City in northwestern Turkey, southeast of the Sea of Marmara, situated on the lower slopes of Mt Uladag (2,443 m/8,015 ft), with a port at nearby Mudanya; population (2003 est) 1,288,900. It was the capital of the Ottoman Empire from 1326 until 1423. It is a commercial and industrial centre, as well as market centre for a rich agricultural region. It was noted for its silk textiles, but the industry collapsed in the 1970s due to competition from China. Bursa is now only involved in the printing and trading of silk. Industries include food processing, metalworks, motor vehicles, and, at nearby villages, fruit and vegetables. It is also a major tourist centre.

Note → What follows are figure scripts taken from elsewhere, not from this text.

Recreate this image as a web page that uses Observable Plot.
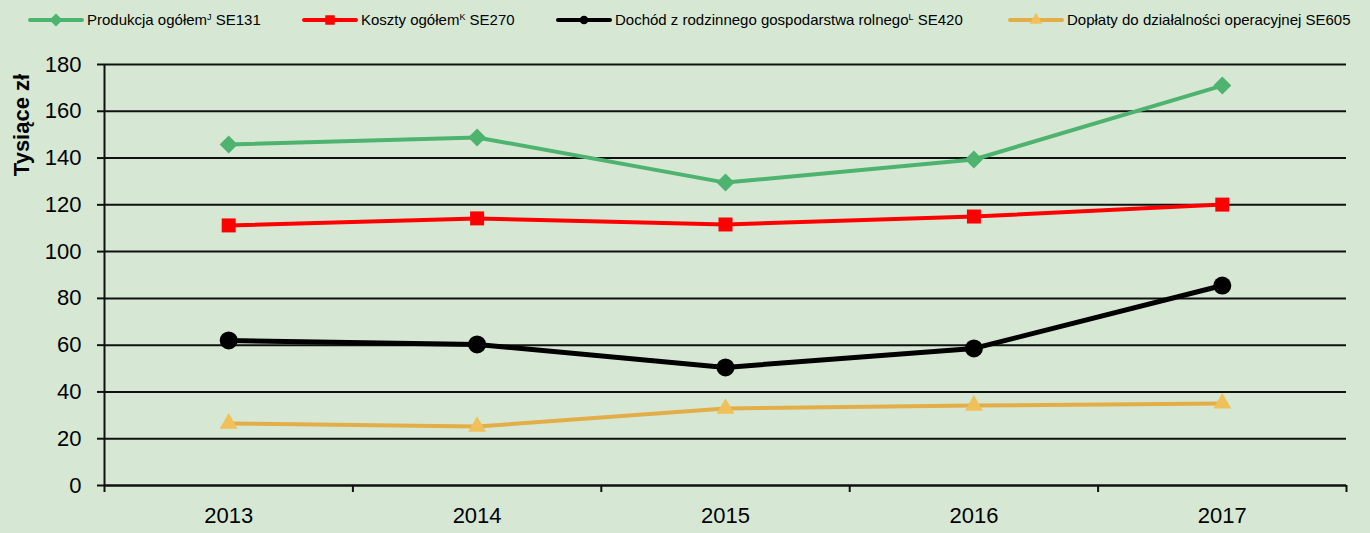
<!DOCTYPE html>
<html><head><meta charset="utf-8">
<script src="https://cdn.jsdelivr.net/npm/d3@7"></script>
<script src="https://cdn.jsdelivr.net/npm/@observablehq/plot@0.6"></script>
<style>
html,body{margin:0;padding:0;background:#d6e8d4;}
body{width:1370px;height:533px;overflow:hidden;font-family:"Liberation Sans",Arial,sans-serif;}
#legend{position:relative;height:38px;}
.item{position:absolute;top:11px;display:flex;align-items:center;font-size:15px;color:#000;white-space:nowrap;}
.item svg{margin-right:3px;}
sup{font-size:9px;vertical-align:5px;}
</style></head><body>
<div id="legend"></div>
<div id="chart"></div>
<script>
const years = [2013, 2014, 2015, 2016, 2017];
const produkcja = [145.8, 148.8, 129.5, 139.4, 171.0];
const koszty = [111.2, 114.2, 111.6, 115.0, 120.1];
const dochod = [62.0, 60.3, 50.5, 58.6, 85.5];
const doplaty = [26.5, 25.2, 32.9, 34.2, 35.1];
const yTicks = [0, 20, 40, 60, 80, 100, 120, 140, 160, 180];

const series = [
  {key: "p", name: "Produkcja ogółem", sup: "J", code: " SE131", values: produkcja, color: "#4db36f", mfill: "#4db36f", symbol: "diamond2", r: 8.1, sw: 4, lx: 28, ls: 55},
  {key: "k", name: "Koszty ogółem", sup: "K", code: " SE270", values: koszty, color: "#ff0000", mfill: "#ff0000", symbol: "square", r: 7.9, sw: 4, lx: 302, ls: 90},
  {key: "d", name: "Dochód z rodzinnego gospodarstwa rolnego", sup: "L", code: " SE420", values: dochod, color: "#000000", mfill: "#000000", symbol: "circle", r: 9, sw: 5, lx: 556, ls: 60},
  {key: "o", name: "Dopłaty do działalności operacyjnej", sup: "", code: " SE605", values: doplaty, color: "#e3ae48", mfill: "#f0c05a", symbol: "triangle", r: 6.7, sw: 4, lx: 1008, ls: 110}
];

const data = series.flatMap(s => years.map((yr, i) => ({key: s.key, year: yr, value: s.values[i]})));

// legend
const legend = document.getElementById("legend");
const symPaths = {
  diamond2: d3.symbol(d3.symbolDiamond2, s => 0)(),
  square: d3.symbol(d3.symbolSquare, 90)(),
  circle: d3.symbol(d3.symbolCircle, 60)(),
  triangle: d3.symbol(d3.symbolTriangle, 70)()
};
symPaths.diamond2 = d3.symbol(d3.symbolDiamond2, 110)();
series.forEach(s => {
  const div = document.createElement("div");
  div.className = "item";
  div.style.left = s.lx + "px";
  div.innerHTML = `<svg width="56" height="16"><line x1="2" x2="54" y1="8" y2="8" stroke="${s.color}" stroke-width="4" stroke-linecap="round"/><path transform="translate(28,8)" d="${symPaths[s.symbol]}" fill="${s.mfill}"/></svg><span>${s.name}${s.sup ? `<sup>${s.sup}</sup>` : ""}${s.code}</span>`;
  legend.appendChild(div);
});

const bounds = [2012.5, 2013.5, 2014.5, 2015.5, 2016.5, 2017.5];
const marks = [
  Plot.gridY(yTicks, {stroke: "#111", strokeOpacity: 1, strokeWidth: 2}),
  Plot.axisY(yTicks, {tickSize: 7, tickPadding: 16, stroke: "#111", strokeWidth: 2, fontSize: 22, label: null}),
  Plot.axisX(bounds, {tickSize: 7, tickFormat: () => "", stroke: "#111", strokeWidth: 2, label: null}),
  Plot.axisX(years, {tickSize: 0, tickPadding: 22, fontSize: 22, tickFormat: d => String(d), label: null}),
  Plot.ruleX([2012.5], {y1: 0, y2: 180, stroke: "#111", strokeWidth: 2}),
  Plot.ruleY([0], {stroke: "#111", strokeWidth: 2})
];
series.forEach(s => {
  const d = data.filter(r => r.key === s.key);
  marks.push(Plot.line(d, {x: "year", y: "value", stroke: s.color, strokeWidth: s.sw}));
  marks.push(Plot.dot(d, {x: "year", y: "value", symbol: () => s.symbol, r: s.r, fill: s.mfill, stroke: "none"}));
});

const chart = Plot.plot({
  width: 1370,
  height: 495,
  marginTop: 26,
  marginBottom: 48,
  marginLeft: 104,
  marginRight: 24,
  style: {background: "transparent", fontFamily: '"Liberation Sans",Arial,sans-serif', color: "#000"},
  x: {type: "linear", domain: [2012.5, 2017.5], label: null},
  y: {domain: [0, 180], label: null},
  symbol: {type: "identity"},
  marks
});
document.getElementById("chart").appendChild(chart);

// y axis title
const svg = d3.select(chart);
svg.append("text")
  .attr("transform", "translate(29,87) rotate(-90)")
  .attr("text-anchor", "middle")
  .attr("font-size", 22)
  .attr("font-weight", "bold")
  .attr("font-family", '"Liberation Sans",Arial,sans-serif')
  .attr("fill", "#000")
  .text("Tysiące zł");
</script>
</body></html>
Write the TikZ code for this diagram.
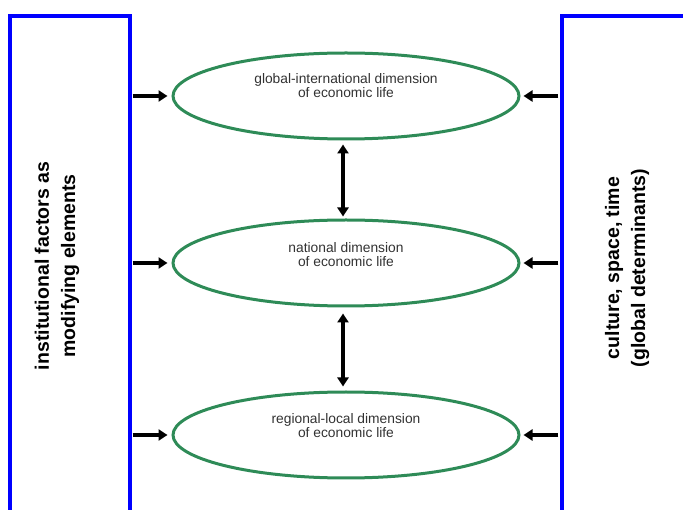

Bursa was founded at the end of the 3rd century BC by Prusias I, king of Bithynia, and was called Prusia ad Olympium, or Prusa (later Brusa or Brussa). The city's history is reflected in its Seljuk, Ottoman, and Byzantine architecture. Captured by the Ottoman Turks in 1326, it became the Ottoman capital and was embellished with mosques, baths, and a caravansary. Bursa also gives its name to ‘Bursa style’, an architectural style that incorporates both Ottoman and Byzantine techniques, and which is especially evident in the Yesil Mosque (1419). The city has many fine mosques, including the Green Mosque (1421) and the mosque of Beyazid I (1399).
Bursa had been the western terminus of the ancient Silk Road from China. The city was the main textile manufacturing centre of the Ottoman Empire, and by the early 1850s Bursa had 14 steam-driven textile mills.
Uladag, 36 km/22 mi from Bursa, is a popular ski resort, and has the largest winter sports centre in Turkey. Bursa was seriously affected by an earthquake measuring 7.8 on the Richter scale in August 1999.